Links: – I wonder if Suzanne Collins is a Dawson’s Creek fan? Because a key scene in The Hunger Games felt *awfully* reminiscent of one of the best scenes in all of Dawson’s Creek… and used, word-for-word, the single best line of dialogue ever uttered on that show.
– Series 7: The Contenders is a movie from 2001 that is essentially the same plot as The Hunger Games, although it’s adults instead of teenagers, and it’s not in a dystopian future… plus it came out *before* the vast reality TV boom of recent years. I haven’t seen it in years, but I remember it as being darkly funny, and worth watching, particularly for fans of the book who are interested in comparing.
Other Reviews: As Usual I Need More Bookshelves, At Home With Books, The Bluestocking Society, The Book Nest, Books and Movies, Dear Author, Devourer of Books, Hey Lady! Whatcha Readin’?, I’m Booking It!, In Search of Giants, The Infinite Shelf, My Friend Amy, Presenting Lenore, ReviewsbyLola’s Blog, Rhapsody In Books Weblog, YA Fabulous, YAnnabe
Have you reviewed this book? Leave a comment with the link and I’ll add it in.
First Line: When I wake up, the other side of the bed is cold.

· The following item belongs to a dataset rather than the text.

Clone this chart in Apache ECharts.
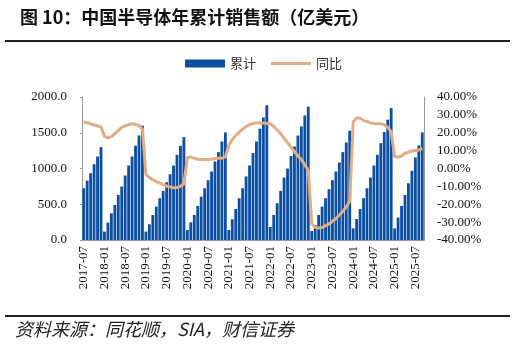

Cover Thoughts: Honestly, I can’t help but wonder if the cover is part of the reason it took me so long to get around to the book. After having read it, I now get the significance of the bird in the gold hoop with the arrow, but on the whole, the design still leaves me cold. It doesn’t tell me anything about the plot of the book, it doesn’t tell me much about the tone of the book, and the font choices and some of the design elements suggest that it’s more tech-y, space-ship-y sci-fi than is actually the case.